Mother’s Day is set in Atlanta, an astonishing choice considering the blinding whiteness of the ensemble picked to represent this majority-black city (the only African American character is played by the comedian Loni Love). Still, Marshall and the film’s four credited screenwriters take it upon themselves to have characters deliver bland lectures on racism and homophobia to the film’s one-dimensional “villains,” Jesse’s red-state parents. Their other daughter, Jesse’s sister, Gabi (Sarah Chalke), outdid her sibling’s marital transgression by marrying a woman (played by the comedian Cameron Esposito). Mother’s Day is looking for easy applause by castigating Jesse and Gabi’s parents (played by Margo Martindale and Robert Pine), who roll around in an RV and wear various themed t-shirts that could have been purchased at a Donald Trump rally. But they’re far too cartoonish to stand in for any real-life debate, and by the end everyone discovers the virtues of tolerance anyway.

Aniston’s character, Sandy, seems to embody the unfortunate, gossip-rag view of her real life: She’s a harried 40-something replaced by a younger model (the buxom Tina, played by Shay Mitchell). Sandy struggles to juggle the various commitments of her two sons, kvetches about her ex-husband at yoga class, and gets an instant case of word-diarrhea the minute she’s speaking to an eligible single man (in this case, Sudeikis).
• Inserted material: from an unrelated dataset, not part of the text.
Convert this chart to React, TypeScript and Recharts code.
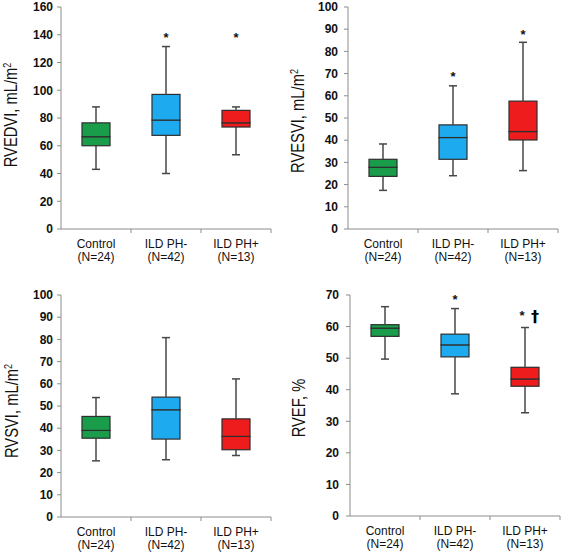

At one point, her kids fuss over leaving her to hang out with her father, saying, “But you’re so sad!” as if they’re suddenly the editorial board of The National Enquirer. Films like Mother’s Day seem to deploy this frumpy-mom stereotype for automatic audience relatability, but it’s yet another horrendously hackneyed trope in a film already filled with them.

The rest of the ensemble feel as though they’re sleepwalking, including younger stars like Britt Robertson, who plays a new mother searching for the woman who gave her up for adoption. (Guess who?) Sudeikis, too, seems to equate “grief” with “looking tired all the time,” or perhaps it was too difficult to tap into his character’s sadness about his wife (who’s revealed as a celebrity cameo) given such a poor script. Unlike with the rom-com Valentine’s Day, there’s no clear genre angle to shoot for here to make the film feel like a cohesive whole. Each vignette stumbles toward a conclusion of sorts, with the film’s only consistency being an immense smugness: Here is a movie that has bravely dared to declare that mothers (and wives and daughters) deserve our love and attention and respect. For viewers who need tacky films to teach them basic lessons like that in totally artless fashion, well, there’s always the possibility of a Father’s Day sequel.